Select seeds or plants that are open-pollinated (an heirloom variety) so the plants will produce usable seeds that you can save and plant again next season.

Heavy Producers

If you are familiar with gardening you need to plant heavy producing plants that provide enough vegetables and fruits to preserve for winter eating.

Potatoes, beans, tomatoes, squash, corn, sunflowers, cabbage, beets, turnips, carrots, rutabagas, cucumbers, and blueberries are prolific producers and are easy to preserve.

Three Season Garden

A survival garden should be producing food three seasons a year and provide fresh food most of the year.

Cool-season crops, like cabbage, lettuce, radishes, turnips, and spinach can produce a harvest in spring and again in fall. After harvesting cool-season vegetables in spring, use the space to plant warm-season vegetables like tomatoes, potatoes, beans, and pumpkins. In late summer when the warm-season vegetables have slowed their production, plant another crop of cool-season vegetables.

Extend the growing season with succession planting and the use of plant covering. Succession planting is simply planting seeds every two weeks to extend harvest time.
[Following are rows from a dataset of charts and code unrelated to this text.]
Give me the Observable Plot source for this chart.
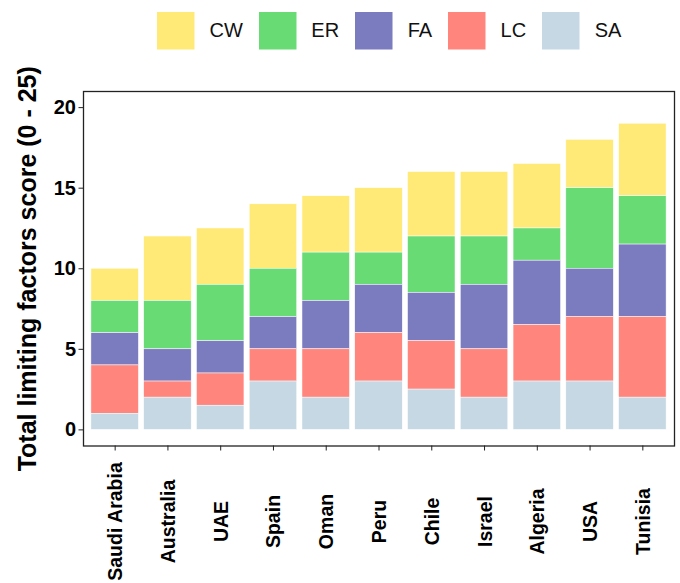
<!DOCTYPE html>
<html><head><meta charset="utf-8">
<script src="https://cdn.jsdelivr.net/npm/d3@7"></script>
<script src="https://cdn.jsdelivr.net/npm/@observablehq/plot@0.6"></script>
<style>
body{margin:0;background:#fff;font-family:"Liberation Sans",Arial,sans-serif;}
#legend{height:60px;box-sizing:border-box;padding-left:157px;padding-top:12px;overflow:hidden;}
#legend .lg-swatch > svg{margin-right:15px !important;}
#legend .lg-swatches-wrap .lg-swatch{margin-right:16px !important;}
#chart svg{display:block;}
</style></head><body>
<div id="legend"></div><div id="chart"></div>
<script>
const countries = ["Saudi Arabia","Australia","UAE","Spain","Oman","Peru","Chile","Israel","Algeria","USA","Tunisia"];
const factors = ["CW","ER","FA","LC","SA"];
const colors = ["#ffea78","#68db75","#7b7bbf","#ff857d","#c5d8e3"];
const stackOrder = ["SA","LC","FA","ER","CW"];
const SA = [1, 2, 1.5, 3, 2, 3, 2.5, 2, 3, 3, 2];
const LC = [3, 1, 2, 2, 3, 3, 3, 3, 3.5, 4, 5];
const FA = [2, 2, 2, 2, 3, 3, 3, 4, 4, 3, 4.5];
const ER = [2, 3, 3.5, 3, 3, 2, 3.5, 3, 2, 5, 3];
const CW = [2, 4, 3.5, 4, 3.5, 4, 4, 4, 4, 3, 4.5];
const yTicks = [0, 5, 10, 15, 20];
const yTitle = "Total limiting factors score (0 - 25)";

const series = {CW, ER, FA, LC, SA};
const data = countries.flatMap((c, i) => factors.map(f => ({country: c, factor: f, value: series[f][i]})));
const font = "Liberation Sans, Arial, sans-serif";

const legend = Plot.legend({
  color: {domain: factors, range: colors},
  legend: "swatches",
  swatchSize: 37.5,
  className: "lg",
  style: {fontSize: "20px", fontFamily: font, color: "#111", marginBottom: "0"}
});
document.getElementById("legend").appendChild(legend);

const chart = Plot.plot({
  width: 680, height: 523,
  marginLeft: 83, marginRight: 6, marginTop: 31, marginBottom: 137.5,
  style: {fontFamily: font, background: "white", color: "black"},
  x: {domain: countries, paddingInner: 0.1, paddingOuter: 0.15, round: false, axis: null},
  y: {domain: [-1, 21], axis: null},
  color: {domain: factors, range: colors},
  marks: [
    Plot.barY(data, {x: "country", y: "value", fill: "factor", order: stackOrder, stroke: "white", strokeWidth: 0.5}),
    Plot.frame({stroke: "#222", strokeWidth: 1.3}),
    Plot.axisY(yTicks, {anchor: "left", tickSize: 4.5, tickPadding: 3, fontSize: 20, fontWeight: "bold", label: null, stroke: "#222"}),
    Plot.axisX({anchor: "bottom", tickSize: 5, tickFormat: () => "", label: null, stroke: "#222"}),
    Plot.text(countries, {x: d => d, frameAnchor: "bottom", dx: 7, dy: 75.5, rotate: -90, textAnchor: "middle", fontSize: 19.5, fontWeight: "bold", fill: "black"}),
    Plot.text([yTitle], {frameAnchor: "left", dx: -48, rotate: -90, lineAnchor: "bottom", textAnchor: "middle", fontSize: 25, fontWeight: "bold", fill: "black"})
  ]
});
document.getElementById("chart").appendChild(chart);
</script>
</body></html>
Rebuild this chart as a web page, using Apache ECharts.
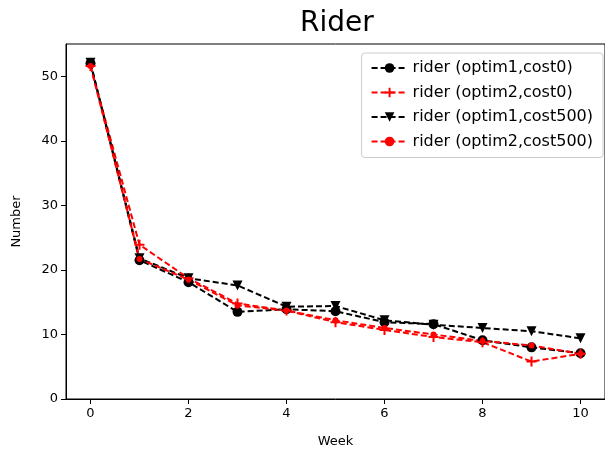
<!DOCTYPE html>
<html>
<head>
<meta charset="utf-8">
<script src="https://cdn.jsdelivr.net/npm/echarts@6/dist/echarts.min.js"></script>
<style>
  html, body { margin: 0; padding: 0; background: #fff; }
  #chart { width: 605px; height: 453px; }
</style>
</head>
<body>
<div id="chart"></div>
<script>
const weeks = [0, 1, 2, 3, 4, 5, 6, 7, 8, 9, 10];
const xTicks = [0, 2, 4, 6, 8, 10];
const yTicks = [0, 10, 20, 30, 40, 50];

const optim1Cost0 = [52.0, 21.5, 18.1, 13.5, 13.9, 13.6, 11.9, 11.6, 9.1, 8.0, 7.1];
const optim2Cost0 = [51.6, 23.9, 18.7, 14.8, 13.7, 11.9, 10.7, 9.6, 8.8, 5.8, 7.0];
const optim1Cost500 = [52.1, 21.8, 18.7, 17.6, 14.3, 14.4, 12.2, 11.5, 11.0, 10.5, 9.4];
const optim2Cost500 = [51.6, 21.7, 18.5, 14.5, 13.7, 12.2, 11.0, 10.0, 9.0, 8.3, 7.0];

const plusPath = 'path://M4,0 L6,0 L6,4 L10,4 L10,6 L6,6 L6,10 L4,10 L4,6 L0,6 L0,4 L4,4 Z';
const font = 'DejaVu Sans';

function pairs(vals) {
    return weeks.map((w, i) => [w, vals[i]]);
}

function makeSeries(name, vals, color, symbol, size, rotate) {
    return {
        name: name,
        type: 'line',
        data: pairs(vals),
        symbol: symbol,
        symbolSize: size,
        symbolRotate: rotate || 0,
        lineStyle: { color: color, width: 2, type: [6, 3] },
        itemStyle: { color: color },
        animation: false
    };
}

const chart = echarts.init(document.getElementById('chart'));
chart.setOption({
    backgroundColor: '#ffffff',
    title: {
        text: 'Rider',
        left: 295,
        top: 5,
        textStyle: { fontFamily: font, fontSize: 28, fontWeight: 'normal', color: '#000' }
    },
    legend: {
        orient: 'vertical',
        right: 2,
        top: 53,
        itemWidth: 36,
        itemHeight: 12,
        itemGap: 8.5,
        padding: [7, 10, 8, 9],
        backgroundColor: 'rgba(255,255,255,0.8)',
        borderColor: '#cccccc',
        borderWidth: 1,
        borderRadius: 3,
        textStyle: { fontFamily: font, fontSize: 16, color: '#000' },
        data: ['rider (optim1,cost0)', 'rider (optim2,cost0)', 'rider (optim1,cost500)', 'rider (optim2,cost500)']
    },
    grid: {
        left: 66,
        right: -4,
        top: 44,
        bottom: 54,
        show: true,
        borderColor: '#000',
        borderWidth: 1
    },
    xAxis: {
        type: 'value',
        min: -0.5,
        max: 10.5,
        name: 'Week',
        nameLocation: 'middle',
        nameGap: 36,
        nameTextStyle: { fontFamily: font, fontSize: 13, color: '#000' },
        axisLine: { show: true, onZero: false, lineStyle: { color: '#000' } },
        axisTick: { show: true, length: 5, customValues: xTicks, lineStyle: { color: '#000' } },
        axisLabel: { customValues: xTicks, fontFamily: font, fontSize: 13, color: '#000', margin: 8 },
        splitLine: { show: false }
    },
    yAxis: {
        type: 'value',
        min: 0,
        max: 55,
        name: 'Number',
        nameLocation: 'middle',
        nameGap: 43,
        nameTextStyle: { fontFamily: font, fontSize: 13, color: '#000' },
        axisLine: { show: true, onZero: false, lineStyle: { color: '#000' } },
        axisTick: { show: true, length: 5, customValues: yTicks, lineStyle: { color: '#000' } },
        axisLabel: { customValues: yTicks, fontFamily: font, fontSize: 13, color: '#000', margin: 8 },
        splitLine: { show: false }
    },
    series: [
        makeSeries('rider (optim1,cost0)', optim1Cost0, '#000000', 'circle', 10),
        makeSeries('rider (optim2,cost0)', optim2Cost0, '#ff0000', plusPath, 10),
        makeSeries('rider (optim1,cost500)', optim1Cost500, '#000000', 'triangle', 10, 180),
        makeSeries('rider (optim2,cost500)', optim2Cost500, '#ff0000', 'circle', 6)
    ]
});
</script>
</body>
</html>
The use of plant covering, like cloches, a hoop house, mini-greenhouse or full-sized greenhouse, will provide them with a protected environment in which they can grow.

Self-Seeding Plants

Select self-seeding plants for your survival garden so plants will return year after year without having to be re-planted. Self-seeding plants, also known as volunteer plants, develop when produce is allowed to remain on the plant until it becomes over-ripe and fall from the plant. The seeds from the fallen produce will remain dormant in the garden soil until the soil warms in spring.

Conclusion

Knowing how to grow food is a skill that everyone should learn, and growing enough food to survive is an attainable goal. Our ancestors did it before the era of supermarkets, and so can we, with a little gardening know-how and the right plants.